On August 22, the Ecumenical Forum ACT Brazil, a council of Protestant denominations and the Catholic Church, released a statement saying the Bolsonaro administration’s policies “led to a surge in devastation of the environment” ….
But since the crisis began, evangelical organizations, representing some 22% of Brazilians, have made no public statements about fears of deforestation.
Buzatto, also quoted above, says, “The evangelical bloc has an ancient alliance with the landowners bloc.” They are well represented in Bolsonaro’s cabinet and the Brazilian congress.
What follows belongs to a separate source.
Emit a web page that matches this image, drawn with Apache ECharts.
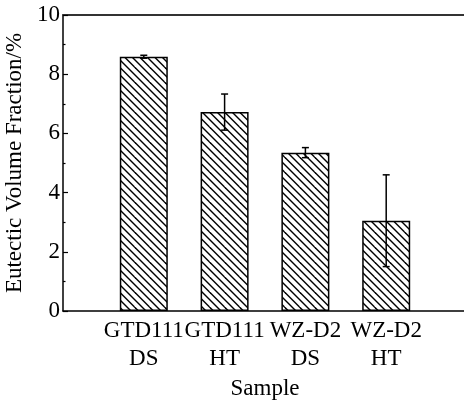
<!DOCTYPE html>
<html>
<head>
<meta charset="utf-8">
<script src="https://cdn.jsdelivr.net/npm/echarts@6/dist/echarts.min.js"></script>
<style>html,body{margin:0;padding:0;background:#fff;}#c{width:464px;height:401px;}</style>
</head>
<body>
<div id="c"></div>
<script>
const categories = ["GTD111\nDS", "GTD111\nHT", "WZ-D2\nDS", "WZ-D2\nHT"];
const positions = [1, 2, 3, 4];
const values = [8.59, 6.72, 5.35, 3.05];
const errors = [0.05, 0.61, 0.17, 1.55];
const yTicks = [0, 2, 4, 6, 8, 10];

function hatch() {
  const s = 15;
  const cv = document.createElement('canvas');
  cv.width = s; cv.height = s;
  const ctx = cv.getContext('2d');
  ctx.fillStyle = '#fff';
  ctx.fillRect(0, 0, s, s);
  ctx.strokeStyle = '#000';
  ctx.lineWidth = 1.4;
  for (let c = -30; c <= 30; c += 7.5) {
    ctx.beginPath();
    ctx.moveTo(c - 15, -15);
    ctx.lineTo(c + 30, 30);
    ctx.stroke();
  }
  return cv;
}

const font = '"Liberation Serif", "Times New Roman", serif';
const fs = 23;
const chart = echarts.init(document.getElementById('c'));
chart.setOption({
  animation: false,
  backgroundColor: '#fff',
  grid: { left: 63, top: 15, right: -3, bottom: 90, outerBoundsMode: 'none', containLabel: false },
  xAxis: [{
    type: 'value', min: 0, max: 5, interval: 1,
    name: 'Sample', nameLocation: 'middle', nameGap: 52,
    nameTextStyle: { fontFamily: font, fontSize: fs, color: '#000', lineHeight: 23 },
    axisLine: { show: true, lineStyle: { color: '#000', width: 1.5 } },
    axisTick: { show: false },
    splitLine: { show: false },
    axisLabel: {
      fontFamily: font, fontSize: fs, color: '#000', lineHeight: 28, margin: 6,
      formatter: v => { const i = positions.indexOf(v); return i >= 0 ? categories[i] : ''; }
    }
  }, {
    type: 'value', min: 0, max: 5, position: 'top',
    axisLine: { show: true, onZero: false, lineStyle: { color: '#333', width: 2 } },
    axisTick: { show: false }, axisLabel: { show: false }, splitLine: { show: false }
  }],
  yAxis: {
    type: 'value', min: yTicks[0], max: yTicks[yTicks.length - 1], interval: 2,
    name: 'Eutectic Volume Fraction/%', nameLocation: 'middle', nameGap: 31,
    nameTextStyle: { fontFamily: font, fontSize: fs, color: '#000' },
    axisLine: { show: true, lineStyle: { color: '#000', width: 1.5 } },
    axisTick: { show: true, inside: true, length: 5, lineStyle: { color: '#000', width: 1.2 } },
    minorTick: { show: true, splitNumber: 2, length: 2.5, lineStyle: { color: '#000', width: 1.2 } },
    splitLine: { show: false },
    axisLabel: { fontFamily: font, fontSize: fs, color: '#000', margin: 3 }
  },
  series: [{
    type: 'bar',
    barWidth: 48,
    data: positions.map((p, i) => [p, values[i]]),
    itemStyle: {
      color: { image: hatch(), repeat: 'repeat' },
      borderColor: '#000', borderWidth: 1.5
    }
  }, {
    type: 'custom',
    data: positions.map((p, i) => [p, values[i], errors[i]]),
    z: 10,
    renderItem: function (params, api) {
      const x = api.value(0), y = api.value(1), e = api.value(2);
      const top = api.coord([x, y + e]);
      const bot = api.coord([x, y - e]);
      const hw = 3.5;
      const st = { stroke: '#000', lineWidth: 1.5 };
      return {
        type: 'group',
        children: [
          { type: 'line', shape: { x1: top[0], y1: top[1], x2: bot[0], y2: bot[1] }, style: st },
          { type: 'line', shape: { x1: top[0] - hw, y1: top[1], x2: top[0] + hw, y2: top[1] }, style: st },
          { type: 'line', shape: { x1: bot[0] - hw, y1: bot[1], x2: bot[0] + hw, y2: bot[1] }, style: st }
        ]
      };
    }
  }]
});
</script>
</body>
</html>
I have spoken with firm believers in an imminent Second Coming and Young Earth Creationism. They also seemed to worry little about environmental issues, especial global warming. I guessed that there must be a connection between their biblical literalism and this lack of environmental concern. The Religion News Article quotes Renan William dos Santos, a researcher on relations of Christians with environmentalism. He seconds my guess, saying,
[T]he evangelical position on the Amazon is influenced by their apocalyptic worldview. “From their perspective, there’s no point in struggling against major ecological problems, given that the world is coming to an end and such issues are the signs of the times.”
New Amazon ministries
The anonymous missionary in Ivereigh’s story believes that these are among the reasons ministries in new Amazonian forms matter. These would include ordained elders, respected leaders in a community, who would undoubtedly be already married. Their faculties could be limited to the community of which they are part. I imagine they would serve under a bishop but not be transferrable to new parishes every 12 years or so, as is common practice elsewhere.
This arrangement would put the authority to preside at Eucharist within the authority structure of the community. It would be close to what we see in the early Church. There, Ivereigh says,
… priests were generally chosen from the community not as young men who were then sent off to be trained, but as respected, mature men with families and professions who had an eye for the welfare of the community.
In many indigenous communities women are the leaders. The synod’s working document asks for some sort of official recognition of their ministries. Ivereigh suggests, “Non-ordained minor orders of acolyte and lector may be a way of recognizing women’s service. More controversial would be the ordaining of women as deacons.” Amazonian Bishop Erwin Krautler says,
We talk a lot about giving women more value, but we need something concrete. I am referring to the female diaconate, and I say: Why not?
An Amazonian Rite?
The Roman Catholic Church includes 19 rites, or special structures. Almost all of them allow some form of married priesthood. Some such structure for the Amazon is conceivable. Ivereigh concludes:
Such a body would, of course, be a powerful witness to the defense of the Amazonian peoples, raising its voice against the plunder of the region by extractivist industries, and against the destruction of native cultures by technocrats. But for the church, too, it would be a sign: that it is possible to allow diversity in its structures and disciplines for the sake of inculturating the Gospel.